Car même si elle n'est pas le facteur principal, la perspective de pouvoir vivre confortablement pèse dans la balance. Michel Adda, 65 ans, installé avec son épouse au Maroc depuis juillet 2012, confirme que son niveau de vie n'a rien à voiravec celui qu'il aurait eu en France. « Pour le prix d'un appartement à Perpignan, nous avons acheté une maison de 120 m2, avec terrain et piscine, pour 180 000 euros. » Avec un budget de 1 400 euros mensuels, cet ancien photographe apprécie « d'être un peu à l'aise », après quarante-quatre années de travail. « Artisan smicard », M. Adda parvenait, quand il travaillait, à partir avec son épouse une semaine par an au Maroc.
Quatre mois après avoir « eu un véritable coup de coeur » pour Dyar Shemsi, un village a 35 km d'Agadir, entièrement conçu pour les retraités francophones, ils s'y installaient. Les courses, la piscine, les restaurants, les invitations chez les voisins occupent les journées. « Si je peux prendre dix ans de belle vie comme ça, je serai content. Après on verra, on ne mourra sans doute pas ici" Partis il y a quatre ans pour la république dominicaine, Myriam et Jean luc Guegen, 60 et 61 ans, ont eux pris un aller simple pour les caraibles. En quête de soleil, ce couple d'entrepreneurs marbriers originaire du Sud-Ouest « savait qu'il ne finirait pas ses jours en France ». Après avoir bourlingué dans plusieurs pays, ils ont vendu maison et commerce, dit au revoir à leurs quatre enfants et huit petits-enfants, leurs parents agès, avant de poser leurs valises face à la mer dans une maison de 210 m2.


« JE RENTRE UNE FOIS PAR AN, ÇA ME SUFFIT »
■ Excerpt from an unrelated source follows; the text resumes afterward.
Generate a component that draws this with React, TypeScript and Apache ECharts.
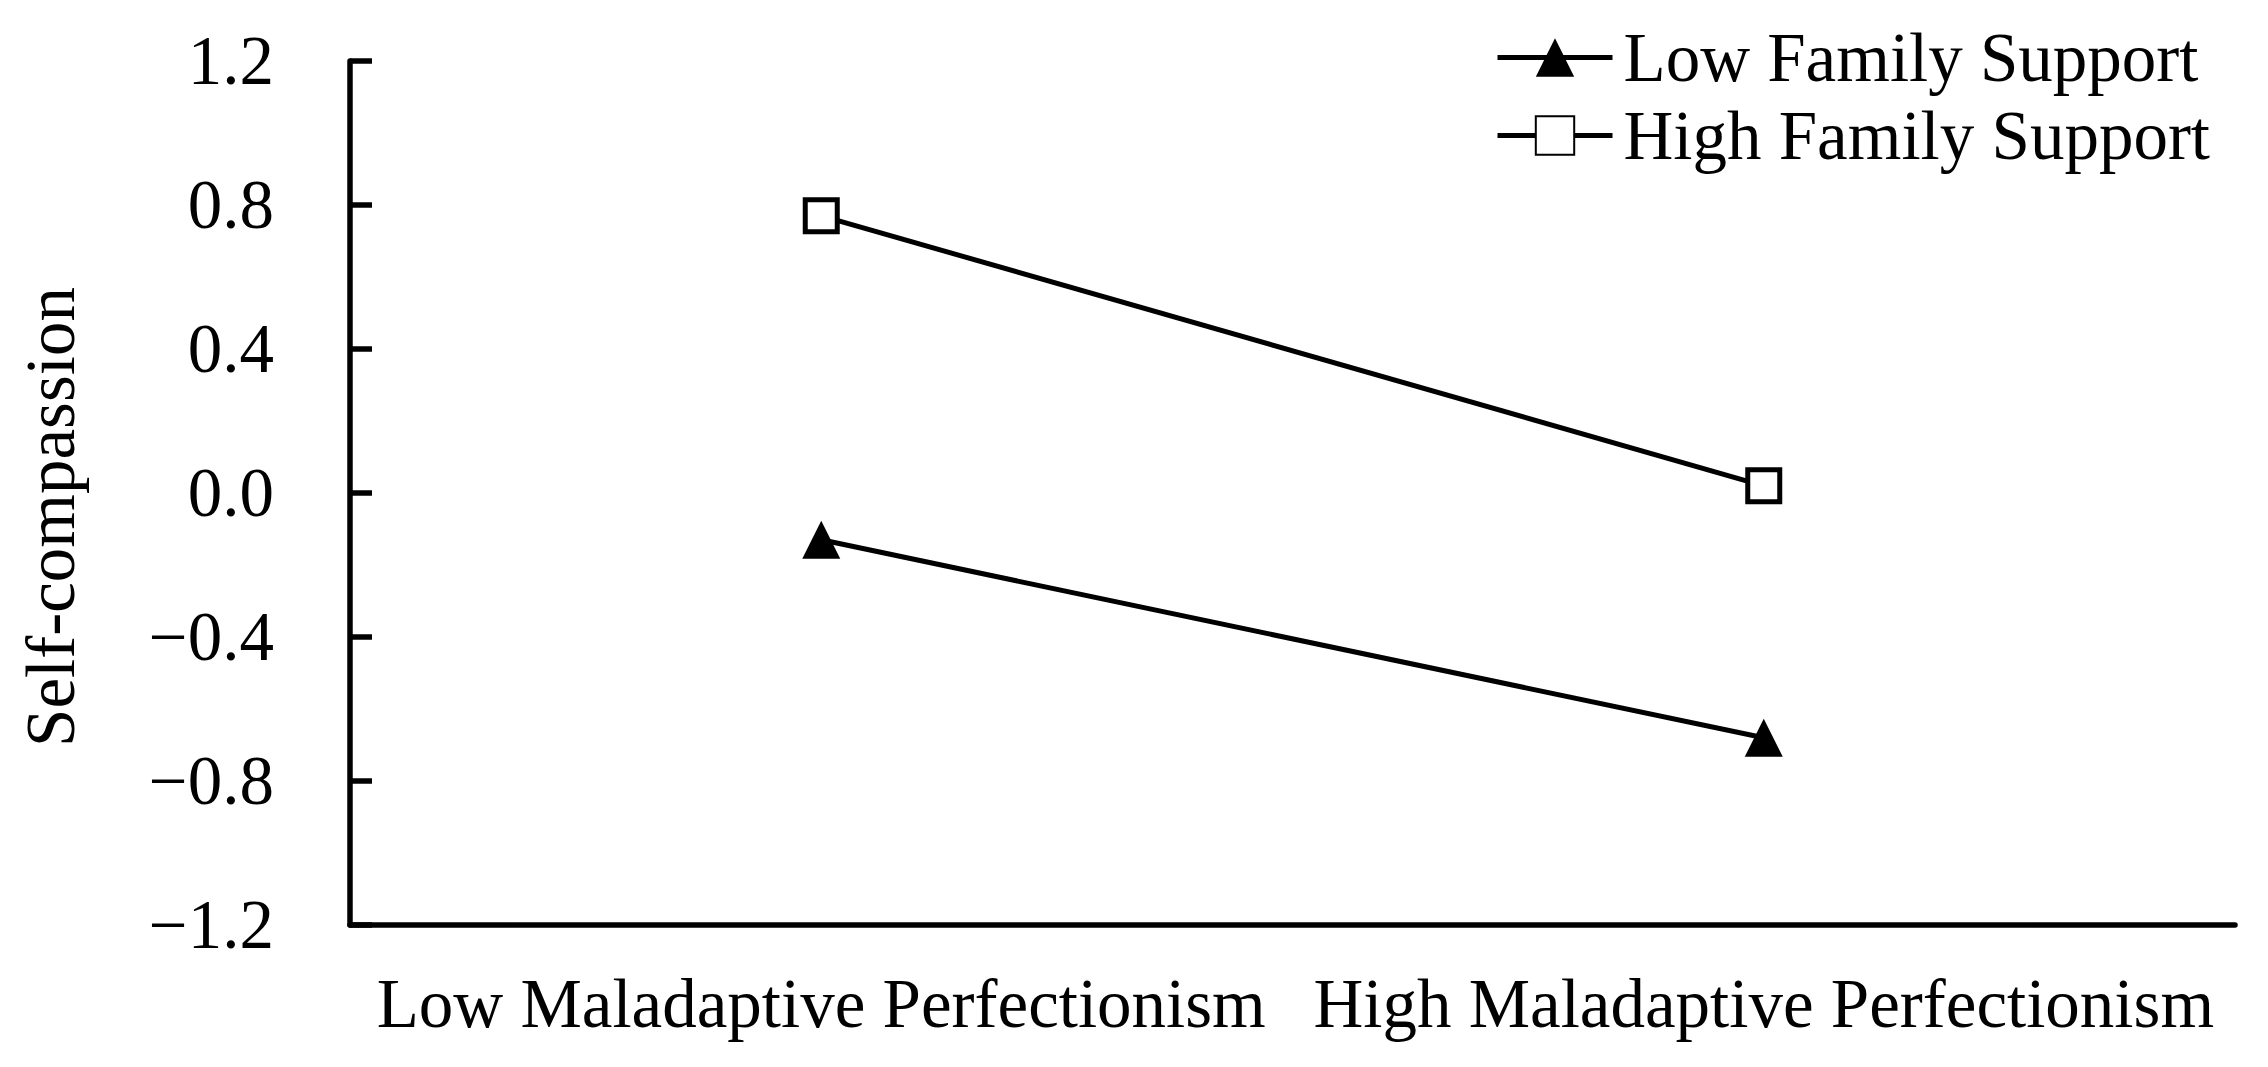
import React, { useEffect, useRef } from "react";
import * as echarts from "echarts";

const categories = ["Low Maladaptive Perfectionism", "High Maladaptive Perfectionism"];
const seriesNames = ["Low Family Support", "High Family Support"];
const lowFamilySupport = [-0.13, -0.68];
const highFamilySupport = [0.77, 0.02];
const yMin = -1.2;
const yMax = 1.2;
const yStep = 0.4;
const yAxisTitle = "Self-compassion";

const FONT = '"Liberation Serif", "Times New Roman", Times, serif';

export default function App() {
  const ref = useRef<HTMLDivElement>(null);
  useEffect(() => {
    document.body.style.margin = "0";
    if (!ref.current) return;
    const chart = echarts.init(ref.current, undefined, { renderer: "svg" });
    chart.setOption({
      animation: false,
      backgroundColor: "#fff",
      grid: { left: 350, right: 33, top: 61, bottom: 142, containLabel: false },
      legend: {
        orient: "vertical",
        left: 1490,
        top: 18,
        itemWidth: 115,
        itemHeight: 48,
        itemGap: 9,
        data: seriesNames,
        lineStyle: { width: 5, color: "#000" },
        textStyle: { fontSize: 69, fontFamily: FONT, color: "#000", padding: [0, 0, 0, 6] },
      },
      xAxis: {
        type: "category",
        data: categories,
        boundaryGap: true,
        axisLine: { onZero: false, lineStyle: { color: "#000", width: 5.5 } },
        axisTick: { show: false },
        axisLabel: { fontSize: 69, fontFamily: FONT, color: "#000", margin: 44, interval: 0 },
        splitLine: { show: false },
      },
      yAxis: {
        type: "value",
        min: yMin,
        max: yMax,
        interval: yStep,
        axisLine: { show: true, lineStyle: { color: "#000", width: 5.5 } },
        axisTick: { show: true, inside: true, length: 22, lineStyle: { color: "#000", width: 5.5 } },
        axisLabel: {
          fontSize: 69,
          fontFamily: FONT,
          color: "#000",
          margin: 76,
          formatter: (v: number) => {
            const s = Math.abs(v).toFixed(1);
            return v < -1e-9 ? "\u2212" + s : s;
          },
        },
        splitLine: { show: false },
      },
      graphic: [
        {
          type: "text",
          x: 51,
          y: 517,
          rotation: Math.PI / 2,
          style: {
            text: yAxisTitle,
            fontSize: 69,
            fontFamily: FONT,
            fill: "#000",
            align: "center",
            verticalAlign: "middle",
          },
        },
      ],
      series: [
        {
          name: seriesNames[0],
          type: "line",
          data: lowFamilySupport,
          symbol: "triangle",
          symbolSize: 38,
          lineStyle: { color: "#000", width: 5 },
          itemStyle: { color: "#000", borderColor: "#000", borderWidth: 0 },
        },
        {
          name: seriesNames[1],
          type: "line",
          data: highFamilySupport,
          symbol: "rect",
          symbolSize: 32,
          lineStyle: { color: "#000", width: 5 },
          itemStyle: { color: "#fff", borderColor: "#000", borderWidth: 5 },
        },
      ],
    });
    return () => chart.dispose();
  }, []);
  return <div ref={ref} style={{ width: 2268, height: 1067 }} />;
}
Fils de militaire, M. Gueguen a toujours voyagé. Le mal du pays, il ne connaît pas. « Je rentre une fois par an, ça me suffit, explique le jeune retraité. Ma femme un peu plus. » Avec 2 500 euros, le couple vit « très bien ». Internet permet de ne pas couper les ponts avec la famille, les amis. Pour compenser le manque de vie culturelle, seul bémol, ce gros lecteur emporte ou se fait rapporter des dizaines de livres. Il a déjà reconstitué une bibliothèque de 600 ouvrages.  Ceux qui sautent le pas ont souvent séjourné plusieurs fois dans leur pays d'accueil ou y ont des souvenirs. C'est le cas de Didier, installé au Maroc depuis un an avec sa femme. Pour ces anciens employés de la Sécurité sociale âgés de 64 ans, le royaume marocain a toujours été une évidence. Né à Casablanca, Didier y a vécu jusqu'à l'âge de 8 ans. Il a pourtant lui aussi préféré le cadre rassurant du village de Dyar Shemsi, où il peut retrouver des compatriotes au détour des ruelles pavées. Il prévient : « C'est une décision qu'il faut assumer. Au début, nous étions un peu perdus, Ce n'est pas évident de se retrouver tout seuls dans un nouveau pays. » A l'âge des cheveux blancs, l'exil ensoleillé n'est pas toujours synonyme de bonheur. « Le départ à la retraite entraîne une perte importante du réseau social,avertit M. Guérin. Un déménagement loin du domicile accentue encore cet effet. » Un paramètre à prendre en compte avant de partir. Car la solitude, même sous les palmiers, peut être douloureuse.